As we went inside his house, we saw a vessel and a small stove on the floor. His timid young wife raised her head in surprise and withdrew into the small store room (a cupboard size) adjacent to it. As I took in the scene, I saw the neighbours residing next door giving her a few cups across the broken down concrete fence. The young couple did not even have sufficient teacups in their house. There was a single room fitted with one single bed and a pretty old galvanised box near it.
The taxi driver quickly pulled out three hand-woven rugs from the chest and rolled them out on the small patch of mud floor putting one on the bed.
Steaming cups of tea and hot snacks arrived soon. Both his kids as well as kids from the neighbouring houses came to see us and remained at the doorway. The six of us could just squeeze into the tiny room. I was curious to know where his children were sleeping. I thought maybe they had another space somewhere. To my astonishment, he just pointed at the chest and said with his happy smile that it was their bed.

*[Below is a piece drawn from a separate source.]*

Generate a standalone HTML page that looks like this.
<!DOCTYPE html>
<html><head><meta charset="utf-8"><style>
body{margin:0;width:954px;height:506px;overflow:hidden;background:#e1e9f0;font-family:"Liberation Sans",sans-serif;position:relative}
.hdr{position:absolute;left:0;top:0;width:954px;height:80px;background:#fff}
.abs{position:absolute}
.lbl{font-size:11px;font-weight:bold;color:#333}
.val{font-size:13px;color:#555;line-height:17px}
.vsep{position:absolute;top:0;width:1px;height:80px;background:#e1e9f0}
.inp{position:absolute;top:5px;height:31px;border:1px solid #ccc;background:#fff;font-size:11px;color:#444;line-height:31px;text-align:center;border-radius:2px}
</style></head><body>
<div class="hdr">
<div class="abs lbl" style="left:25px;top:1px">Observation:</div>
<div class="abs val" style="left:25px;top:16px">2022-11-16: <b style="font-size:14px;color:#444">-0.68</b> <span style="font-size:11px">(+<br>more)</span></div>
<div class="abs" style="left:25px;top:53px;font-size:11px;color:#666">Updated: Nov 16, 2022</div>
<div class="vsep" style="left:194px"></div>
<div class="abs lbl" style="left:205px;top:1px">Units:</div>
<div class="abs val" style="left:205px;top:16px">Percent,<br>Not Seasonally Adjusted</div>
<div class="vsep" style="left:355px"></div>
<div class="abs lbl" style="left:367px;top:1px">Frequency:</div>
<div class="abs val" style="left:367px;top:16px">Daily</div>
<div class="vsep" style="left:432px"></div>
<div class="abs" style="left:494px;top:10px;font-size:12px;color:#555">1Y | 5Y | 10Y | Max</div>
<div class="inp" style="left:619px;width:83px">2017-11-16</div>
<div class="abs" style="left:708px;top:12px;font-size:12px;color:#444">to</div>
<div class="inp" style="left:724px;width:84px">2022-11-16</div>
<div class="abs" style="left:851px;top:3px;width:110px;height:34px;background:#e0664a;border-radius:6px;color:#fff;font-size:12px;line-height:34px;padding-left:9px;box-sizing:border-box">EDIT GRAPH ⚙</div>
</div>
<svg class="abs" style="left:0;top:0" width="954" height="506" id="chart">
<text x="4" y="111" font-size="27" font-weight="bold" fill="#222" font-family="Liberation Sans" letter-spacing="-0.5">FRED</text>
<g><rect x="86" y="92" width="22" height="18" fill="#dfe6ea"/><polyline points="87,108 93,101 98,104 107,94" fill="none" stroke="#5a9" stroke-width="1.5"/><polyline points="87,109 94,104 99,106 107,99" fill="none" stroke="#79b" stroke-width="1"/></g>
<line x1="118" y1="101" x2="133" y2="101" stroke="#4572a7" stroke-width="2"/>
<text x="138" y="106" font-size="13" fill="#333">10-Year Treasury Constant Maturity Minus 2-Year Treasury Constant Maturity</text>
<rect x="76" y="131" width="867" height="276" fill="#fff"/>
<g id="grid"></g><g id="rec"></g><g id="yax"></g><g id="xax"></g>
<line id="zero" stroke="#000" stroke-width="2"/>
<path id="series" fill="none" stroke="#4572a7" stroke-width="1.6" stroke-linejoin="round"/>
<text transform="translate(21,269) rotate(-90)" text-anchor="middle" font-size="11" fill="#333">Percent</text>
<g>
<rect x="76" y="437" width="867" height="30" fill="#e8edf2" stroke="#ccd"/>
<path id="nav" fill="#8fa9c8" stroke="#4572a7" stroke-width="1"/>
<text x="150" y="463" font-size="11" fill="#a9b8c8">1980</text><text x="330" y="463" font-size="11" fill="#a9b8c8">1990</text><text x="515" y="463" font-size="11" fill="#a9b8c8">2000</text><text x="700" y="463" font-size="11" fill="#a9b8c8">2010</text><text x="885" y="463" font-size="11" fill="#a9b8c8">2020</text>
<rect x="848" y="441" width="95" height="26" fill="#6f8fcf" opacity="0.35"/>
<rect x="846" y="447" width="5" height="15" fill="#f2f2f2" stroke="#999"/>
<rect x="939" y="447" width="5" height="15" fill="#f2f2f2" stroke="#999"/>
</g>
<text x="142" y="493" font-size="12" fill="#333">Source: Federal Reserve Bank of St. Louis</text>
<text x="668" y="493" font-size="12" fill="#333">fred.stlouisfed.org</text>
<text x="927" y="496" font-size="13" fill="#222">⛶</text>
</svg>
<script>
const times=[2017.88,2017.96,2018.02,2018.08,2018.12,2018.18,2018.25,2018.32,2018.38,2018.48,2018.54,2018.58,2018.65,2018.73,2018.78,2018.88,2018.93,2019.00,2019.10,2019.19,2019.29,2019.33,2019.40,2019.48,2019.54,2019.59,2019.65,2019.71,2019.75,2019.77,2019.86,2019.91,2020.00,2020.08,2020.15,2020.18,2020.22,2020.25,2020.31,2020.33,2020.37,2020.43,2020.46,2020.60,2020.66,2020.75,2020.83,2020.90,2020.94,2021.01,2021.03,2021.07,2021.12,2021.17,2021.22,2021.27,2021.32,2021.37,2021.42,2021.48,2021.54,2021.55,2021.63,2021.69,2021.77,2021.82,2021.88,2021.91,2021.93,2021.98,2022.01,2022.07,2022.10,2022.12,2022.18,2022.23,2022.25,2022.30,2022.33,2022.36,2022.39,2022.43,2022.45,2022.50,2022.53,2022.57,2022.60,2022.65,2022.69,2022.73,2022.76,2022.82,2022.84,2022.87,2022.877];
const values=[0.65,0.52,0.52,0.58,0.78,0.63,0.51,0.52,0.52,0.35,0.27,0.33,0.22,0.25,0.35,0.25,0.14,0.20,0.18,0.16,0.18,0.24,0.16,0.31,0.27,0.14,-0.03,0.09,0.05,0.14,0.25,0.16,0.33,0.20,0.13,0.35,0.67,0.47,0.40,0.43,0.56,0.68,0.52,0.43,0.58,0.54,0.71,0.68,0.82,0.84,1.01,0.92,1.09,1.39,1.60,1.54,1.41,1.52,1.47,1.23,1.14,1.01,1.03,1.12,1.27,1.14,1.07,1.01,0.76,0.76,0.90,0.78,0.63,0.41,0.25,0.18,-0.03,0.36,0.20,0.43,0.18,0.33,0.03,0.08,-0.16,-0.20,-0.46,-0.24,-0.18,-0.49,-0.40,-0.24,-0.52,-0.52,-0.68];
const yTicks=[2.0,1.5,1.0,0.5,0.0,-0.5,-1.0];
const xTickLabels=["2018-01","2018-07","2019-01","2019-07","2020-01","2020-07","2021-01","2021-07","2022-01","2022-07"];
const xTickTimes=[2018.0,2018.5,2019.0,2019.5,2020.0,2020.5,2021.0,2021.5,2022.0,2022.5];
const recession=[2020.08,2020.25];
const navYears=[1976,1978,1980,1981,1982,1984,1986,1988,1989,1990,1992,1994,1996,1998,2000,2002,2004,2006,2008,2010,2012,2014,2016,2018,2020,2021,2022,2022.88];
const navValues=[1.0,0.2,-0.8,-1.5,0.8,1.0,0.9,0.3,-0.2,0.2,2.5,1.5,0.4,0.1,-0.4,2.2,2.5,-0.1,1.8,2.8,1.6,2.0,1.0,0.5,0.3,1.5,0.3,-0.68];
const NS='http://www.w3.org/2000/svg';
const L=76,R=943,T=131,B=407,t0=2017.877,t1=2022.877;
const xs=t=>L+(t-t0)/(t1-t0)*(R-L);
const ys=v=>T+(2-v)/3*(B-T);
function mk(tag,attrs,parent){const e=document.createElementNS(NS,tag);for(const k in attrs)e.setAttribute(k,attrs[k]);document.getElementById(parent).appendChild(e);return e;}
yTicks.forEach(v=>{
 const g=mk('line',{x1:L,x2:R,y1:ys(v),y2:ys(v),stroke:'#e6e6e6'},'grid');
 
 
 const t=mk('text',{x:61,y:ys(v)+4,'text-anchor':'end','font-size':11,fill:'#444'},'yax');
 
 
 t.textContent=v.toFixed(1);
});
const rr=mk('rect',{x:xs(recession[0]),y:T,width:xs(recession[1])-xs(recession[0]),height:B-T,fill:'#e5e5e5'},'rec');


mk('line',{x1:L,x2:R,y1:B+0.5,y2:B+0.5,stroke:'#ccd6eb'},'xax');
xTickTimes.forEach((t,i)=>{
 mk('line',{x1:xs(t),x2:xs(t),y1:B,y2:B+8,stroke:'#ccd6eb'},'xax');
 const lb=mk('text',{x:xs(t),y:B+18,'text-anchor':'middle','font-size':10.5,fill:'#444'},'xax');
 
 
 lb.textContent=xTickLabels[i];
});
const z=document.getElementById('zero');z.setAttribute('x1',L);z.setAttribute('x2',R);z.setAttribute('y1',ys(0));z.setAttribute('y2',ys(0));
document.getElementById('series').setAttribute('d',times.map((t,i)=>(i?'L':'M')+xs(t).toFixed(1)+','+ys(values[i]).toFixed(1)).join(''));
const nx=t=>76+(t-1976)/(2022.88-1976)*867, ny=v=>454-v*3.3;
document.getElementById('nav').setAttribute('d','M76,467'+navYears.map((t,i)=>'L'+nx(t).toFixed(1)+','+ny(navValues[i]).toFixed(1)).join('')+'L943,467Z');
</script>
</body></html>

He happily told us that he was an amateur dancer in the town and showed us some plaques on the sill above the bed. Enthusiastic to show us his dancing proficiency, he ran outside all at once. From somewhere music came flowing into the tiny room. He had no apparatus for music within the house, it was coming from outside. Surprised, I looked around to see him reversing his vehicle towards the back of his house keeping the doors open with the radio of the car blaring forth!
The time quickly passed (dancing together and having more cups of tea) and it was finally time to say thank you for their great hospitality and head on our way. As we stood up to leave and thank him and his wife, he reached to the best looking rug on the bed, rolled it up and handed it to us. It was one of the only few things he had. I could not believe he offered it to us.

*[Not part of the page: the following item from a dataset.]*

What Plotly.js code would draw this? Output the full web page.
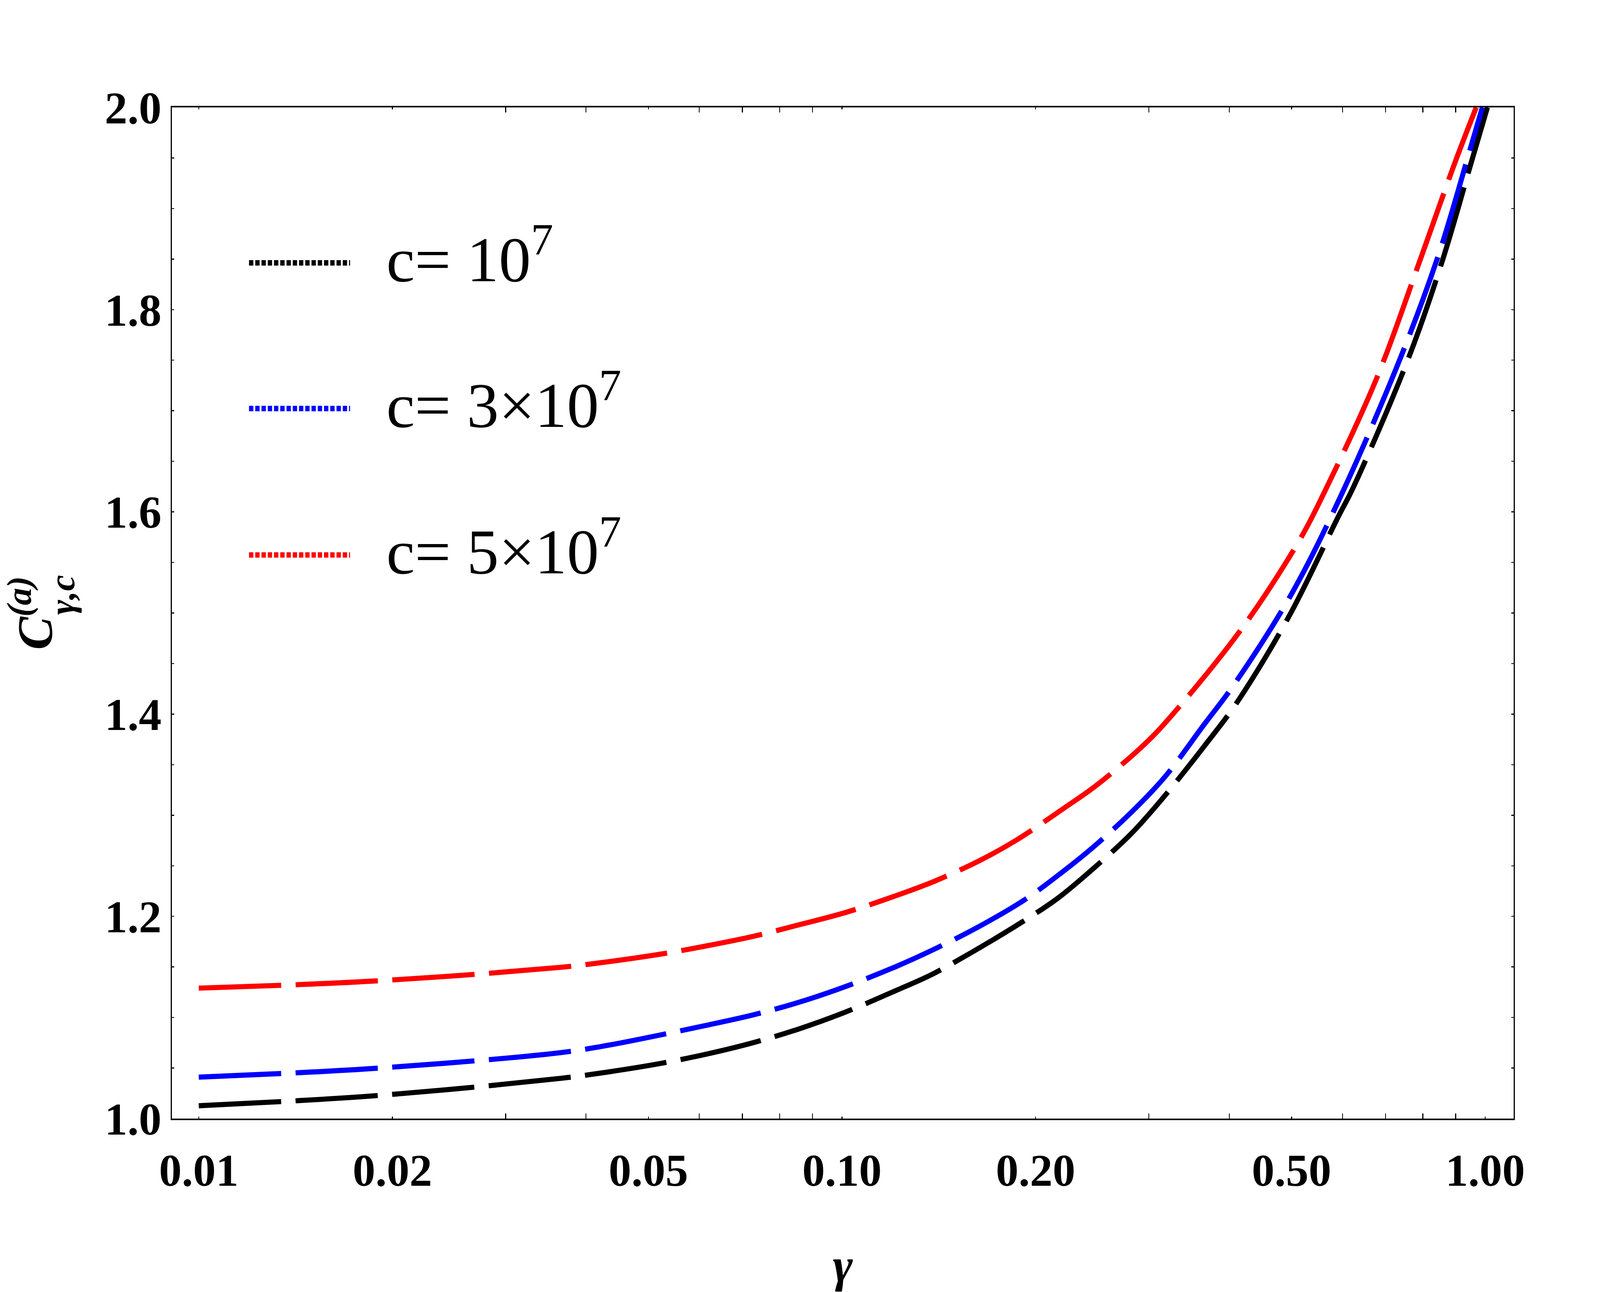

We all politely declined his gift and walked out saying goodbye to all the people waving at us. We got confused about this whole thing. Should we have given some money to the family as their life obviously looked very limited? Should we have accepted his prized gift?
As I was thinking about this awe-inspiring experience after a few days, I considered our begging off his gift. He looked crest-fallen that we didn’t accept the gift. It wasn’t only the rejecting of the gift that remained in my mind.
I realised that the feeling of restlessness I felt was in reality the result of seeing him as less privileged. I was feeling that I couldn’t probably receive anything from someone who owned too little.
But did he really have so little? Maybe he had more – a lot more.
Maybe the real present we could have given him then was to receive his present in utmost deference and thankfulness.
All acts of giving and receiving are necessary for us to fill our world with abundance and fulfillment equally for both giver and receiver. We can start doing this instead of judging and justifying one over another. The pure act of giving and receiving requires no further explanation.
Manoj Sinha’s words echo in my mind once again, “these are customers, not victims.” I can imagine the smiling faces of the villagers who are now proud to have electricity in their villages and the children who now can read books and learn in their homes at night.